Associate Justice David Josiah Brewer, Ames v. Union Pacific Railway Co. (1894)

Associate Justice David Josiah Brewer (1889–1910)

Ames v. Union Pacific Railway Co., 64 F. 165 (C.C.D. Neb. 1894) [Eighth Circuit], affirmed, 169 U.S. 466 (1898)

The ability of state legislatures to regulate intrastate railroad rates was a matter of great controversy in the late nineteenth and early twentieth centuries. In 1893, Nebraska passed a law imposing maximum rates for the transportation of freight within the state. Shareholders of several railroad companies sued to challenge the law. Although there were many legal issues presented, the most important in Justice Brewer’s view was whether the rates Nebraska had prescribed were so unreasonable as to justify the court in enjoining their enforcement. “No more difficult problem can be presented than this,” he wrote.

Brewer recognized that “[p]roperty invested in railroads is as much protected from public appropriation as any other. If taken for public use, its value must be paid for.… The value of the property cannot be destroyed by legislation depriving the owner of adequate compensation. The power which the legislature has is only to prescribe reasonable rates, not any rates.” He admitted, however, that there was no established test to determine what was reasonable in this context and that no uniform rule would likely be adequate in all cases.

In trying to determine the impact of the rate reduction on the railroads’ business, Brewer relied on tables provided by the secretary of the state board of transportation. In analyzing the data, he concluded that if the Nebraska law “had been in force during the year ending June 30, 1892, not a single one of these roads would have earned a dollar from the transportation of local freight.”

Despite his reluctance to interfere in the judgment of a state legislature, Brewer’s calculations convinced him that the law “deprives these property owners of all chances to make profit which result from private control of business, and compels them to pay out of their pockets all the losses which result from the enforcement of an absolute system.” He therefore issued an order staying enforcement of the Nebraska rates.

The Supreme Court affirmed Brewer’s decision in Smyth v.
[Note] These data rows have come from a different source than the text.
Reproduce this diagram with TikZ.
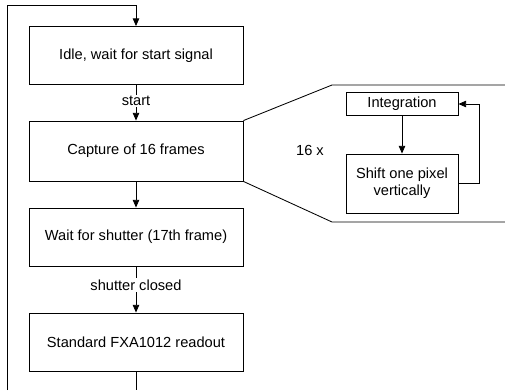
\documentclass[tikz,border=0pt]{standalone}
\usepackage{fontspec}
\setmainfont{Liberation Sans}
\usepackage{tikz}
\usetikzlibrary{positioning,arrows.meta}
\tikzset{>={Triangle[length=5.5pt,width=4.6pt]}}

\begin{document}
\begin{tikzpicture}[line width=0.6pt, font=\fontsize{10.4pt}{12.4pt}\selectfont]
    \tikzset{%
      step box/.style={draw, fill=white, minimum width=5.35cm, minimum height=1.45cm},
      inner box/.style={draw, fill=white, minimum width=2.8cm, align=center},
      edge label/.style={fill=white, inner sep=1pt}
      }
    \useasboundingbox (0,0) rectangle (12.625,9.75);

    \node [step box] (idle) at (3.4,8.3625) {Idle, wait for start signal};
    \node [step box, minimum height=1.5cm] (capture) at (3.4,5.975) {Capture of 16 frames};
    \node [step box] (wait) at (3.4,3.825) {Wait for shutter (17th frame)};
    \node [step box] (readout) at (3.4,1.2) {Standard FXA1012 readout};

    \draw [->] (idle.south) -- node [edge label, pos=0.45] {start} (capture.north);
    \draw [->] (capture.south) -- (wait.north);
    \draw [->] (wait.south) -- node [edge label, pos=0.4] {shutter closed} (readout.north);

    % loop back to the start
    \coordinate (Lbot) at (0.175,0);
    \coordinate (Ltop) at (0.175,9.625);
    \coordinate (Rbot) at (3.4,0);
    \draw (readout.south) -- (Rbot);
    \draw [->] (Lbot) -- (Ltop) -| (idle.north);

    % detail of the capture step
    \coordinate (Zt) at (8.3,7.625);
    \coordinate (Zb) at (8.3,4.2);
    \coordinate (Ztr) at (12.625,7.625);
    \coordinate (Zbr) at (12.625,4.2);
    \draw (capture.north east) -- (Zt) -- (Ztr);
    \draw (capture.south east) -- (Zb) -- (Zbr);

    \node [inner box, minimum height=0.55cm] (integ) at (10.05,7.15) {Integration};
    \node [inner box, minimum height=1.475cm] (shift) at (10.05,5.1625) {Shift one pixel\\vertically};
    \node (times) at (7.75,6.0) {16 x};
    \draw [->] (integ.south) -- (shift.north);
    \coordinate (Fb) at (11.975,5.1625);
    \draw [->] (shift.east) -- (Fb) |- (integ.east);

  \end{tikzpicture}
\end{document}
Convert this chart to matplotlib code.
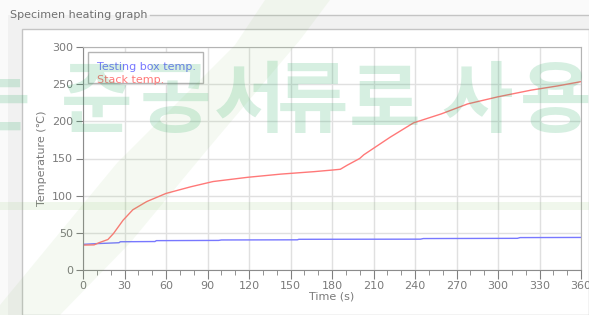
''' Specimen heating graph '''
import matplotlib
matplotlib.use('Agg')
import matplotlib.pyplot as plt
from matplotlib.patches import Rectangle, Polygon
from matplotlib.lines import Line2D
from matplotlib.ticker import MultipleLocator

W, H = 589, 315

# testing box temperature (blue)
t_box = [0, 10, 26, 27, 52, 53, 98, 100, 155, 156, 244, 246, 314, 316, 360]
box_temp = [34.5, 35.5, 36.7, 38.0, 38.3, 39.5, 39.8, 40.4, 40.6, 41.3, 41.5, 42.3, 42.6, 43.6, 43.8]

# stack temperature (red)
t_stack = [0, 8, 12, 18, 22, 29, 36, 46, 60, 78, 94, 119, 143, 167, 181, 186, 191,
           200, 203, 210, 222, 239, 259, 278, 300, 324, 343, 360]
stack_temp = [33.5, 33.8, 37, 41, 49, 67, 81, 92, 103, 112, 119, 124.7, 129, 132.3, 134.6, 135.5, 141,
              150, 155, 163.7, 178.6, 198, 210, 223.4, 233, 242, 247.6, 253.4]

labels = ['Testing box temp.', 'Stack temp.']
cols = ['#7878ff', '#ff7878']

watermark = ['는', '준', '공', '서', '류', '로', '사', '용']
wm_x = [-5, 97, 175, 250, 313, 385, 477, 556]

gray = '#808080'


def px(x, y):
    return (x / W, 1 - y / H)


fig = plt.figure(figsize=(W / 100, H / 100), dpi=100)
fig.patch.set_facecolor('#fafafa')

# group box + inner panel
fig.add_artist(Rectangle(px(8, 315), (W - 8) / W, 300 / H, transform=fig.transFigure,
                         facecolor='#f1f1f1', edgecolor='none', zorder=0))
fig.add_artist(Line2D([150 / W, 1], [1 - 15 / H] * 2, transform=fig.transFigure, color='#c4c4c4', lw=1))
fig.add_artist(Rectangle(px(22, 315), (W - 22) / W, 286 / H, transform=fig.transFigure,
                         facecolor='white', edgecolor='#c4c4c4', lw=1, zorder=0))
fig.text(10 / W, 1 - 15 / H, 'Specimen heating graph', fontsize=8, color='#707070', va='center')

ax = fig.add_axes([83 / W, 1 - 270 / H, 498 / W, 223 / H])
ax.set_facecolor('none')

ax.plot(t_box, box_temp, color=cols[0], lw=1)
ax.plot(t_stack, stack_temp, color=cols[1], lw=1)

ax.set_xlim(0, 360)
ax.set_ylim(0, 300)
ax.xaxis.set_major_locator(MultipleLocator(30))
ax.xaxis.set_minor_locator(MultipleLocator(10))
ax.yaxis.set_major_locator(MultipleLocator(50))
ax.grid(True, color='#e0e0e0', lw=1)
ax.set_axisbelow(True)
ax.tick_params(axis='both', which='both', direction='out', color=gray, labelcolor='#7a7a7a',
               labelsize=8, pad=2)
ax.tick_params(axis='x', which='major', length=6.2)
ax.tick_params(axis='x', which='minor', length=3.3)
ax.tick_params(axis='y', which='major', length=5)
for s in ['left', 'bottom']:
    ax.spines[s].set_color('#8c8c8c')
for s in ['top', 'right']:
    ax.spines[s].set_color('#b4b4b4')

ax.set_xlabel('Time (s)', fontsize=8, color='#7a7a7a', labelpad=0)
ax.set_ylabel('Temperature (℃)', fontsize=8, color='#7a7a7a', labelpad=4)

# legend box drawn like the original control
ax.add_patch(Rectangle((0.01, 0.839), 0.231, 0.139, transform=ax.transAxes,
                       facecolor='white', edgecolor='#b4b4b4', lw=1, zorder=5))
ax.text(0.0275, 0.912, labels[0], transform=ax.transAxes, color=cols[0], fontsize=8,
        va='center', zorder=6)
ax.text(0.0275, 0.852, labels[1], transform=ax.transAxes, color=cols[1], fontsize=8,
        va='center', zorder=6)

# faint watermark
wm_col = (40 / 255, 170 / 255, 100 / 255)
leaf = (0.45, 0.72, 0.3)
fig.add_artist(Polygon([px(0, 305), px(117, 163), px(235, 45), px(265, 0),
                        px(330, 0), px(300, 40), px(207, 150), px(130, 243), px(60, 315), px(0, 315)],
                       closed=True, transform=fig.transFigure, facecolor=leaf,
                       edgecolor='none', alpha=0.07, zorder=10))
fig.add_artist(Rectangle(px(0, 210), 1, 8 / H, transform=fig.transFigure,
                         facecolor=leaf, edgecolor='none', alpha=0.1, zorder=10))
for ch, x in zip(watermark, wm_x):
    fig.text(x / W, 1 - 103 / H, ch, fontsize=56, family='Noto Sans CJK KR', weight='bold',
             color=wm_col, alpha=0.19, ha='center', va='center', zorder=4)

fig.savefig('out.png', dpi=100, facecolor=fig.get_facecolor())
Ames (1898). In an opinion by Justice John Marshall Harlan, the Court agreed that railroad rates set by a state would, if they did not provide the carrier with just compensation, violate the Fourteenth Amendment by depriving the railroad of its property without due process of law and denying it the equal protection of the laws. As an aside, Harlan asserted that regulatory commissions composed of experts would be better qualified than state legislatures to set rates that would be fair to both the public and the railroads. Many states created such commissions in the ensuing years. Railroads continued to bring Fourteenth Amendment challenges to state rate regulations, however, claiming that rates were set so low as to amount to “confiscation” of their property. Federal courts frequently enjoined the enforcement of railroad rates on these grounds.